The number of false rape reports is obviously a number we’d like to have. Whether that number is many, or few, alters how vigorously police interrogate victim’s stories, how the media treats accusations of rape, how juries decide tricky cases. Maybe it shouldn’t, you’d argue, but humans are imperfect, and it inevitably does. It’s not surprising that in the wake of the Rolling Stone debacle, we’ve had a lot of feminists claiming that we should draw no wider lessons from this case because statistics show that false positives are rare, and a lot of people on the other side arguing that they can show beyond a reasonable doubt that false reports are epidemic. Both sides should stop, because they are wrong.
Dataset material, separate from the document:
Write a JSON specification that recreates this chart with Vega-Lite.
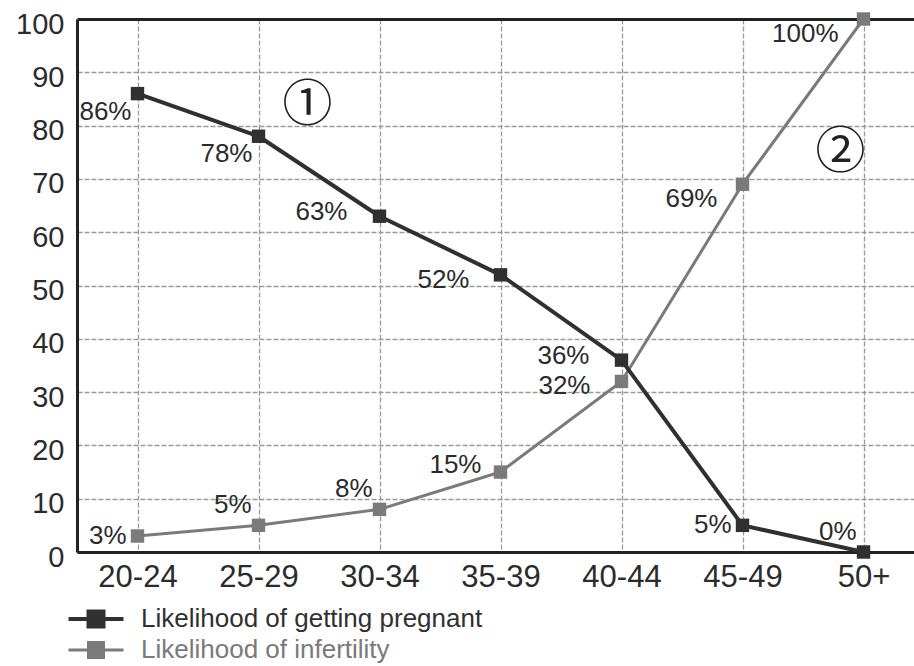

I don’t mean that they disagree with me. I don’t mean I think they are wrong. I mean that they are wrong.
Any number of pieces have recently been written suggesting that we actually know — or have a pretty good idea — how many rape reports are false. Deadspin, for example, of the Jameis Winston case: “There’s no doubt that being falsely accused of rape is a dreadful thing that no one should have to endure. One of the reasons it is such a dreadful thing is that false accusations of rape basically do not happen. Statistically, between 2% and 8% of reported rapes are found to be false, but only about 40% of rapes are reported. Do a little math and that means that, for every false accusation of rape, there are up to 100 actual rapes that take place.” When I pointed out on Twitter that the author did not know the percentage of false rape reports, and therefore could not possibly calculate the ratio of false reports to rapes, he suggested that this was a matter of opinion: Maybe I liked one study better, but he thought his was pretty good. This is not a difference of opinion; it is simply a misunderstanding about the data. He has substituted a number he knows — which is, presented in its absolutely best light, the percentage of reports that can definitely be shown to be false by investigators using stringent criteria — for a number he does not know, which is how many reports of rape are actually false.
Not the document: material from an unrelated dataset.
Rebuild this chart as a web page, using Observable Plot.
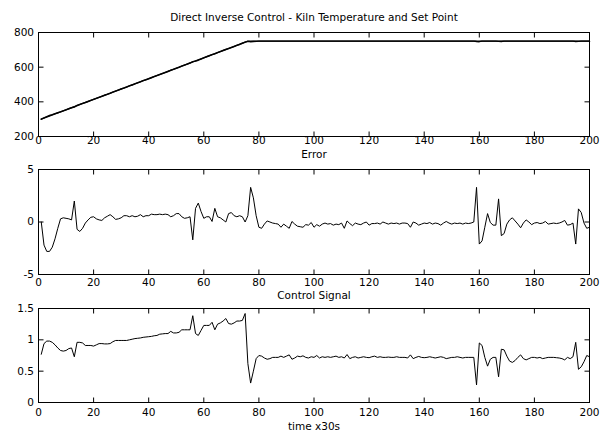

Perhaps a parallel will make what I mean more clear. Every year, it’s virtually certain that some number of people get away with killing their spouses. More than occasionally, it happens that investigators think they killed their spouses. They’re maybe even pretty sure that they killed their spouses. But they can’t prove it. In the statistics, this will not show up as “spousal murder” or “intimate partner violence”; it will show up as an unsolved case. But they still killed their spouse. How often does this happen? We have absolutely no idea.
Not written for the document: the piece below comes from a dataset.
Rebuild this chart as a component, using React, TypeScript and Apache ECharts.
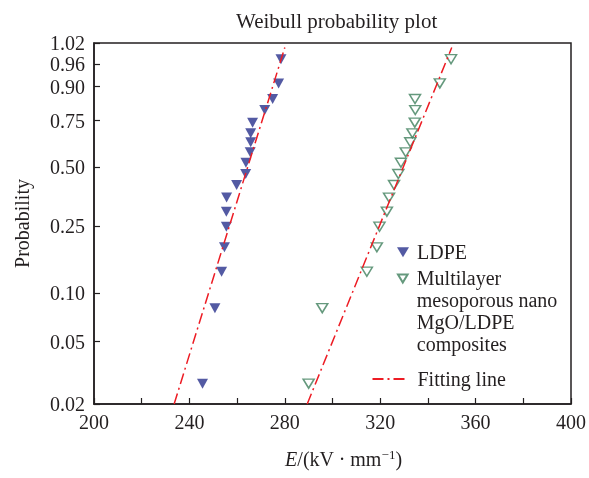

I’ve now spent quite a bit of time reading research on rape prevalence over the last few decades. What you see in the literature on false reports is a general move from methods designed to exclude more false negatives (finding a rape report to be true, when in fact it was false), toward one that is designed to minimize the number of false positives (finding a rape report to be false, when in fact it was true). They use quite stringent criteria, where you basically need a confession, or strong evidence that the attack could not have happened as described, to declare it false.
First determine the outcome you want, then develop your methodology. It’s not social science. It’s social science.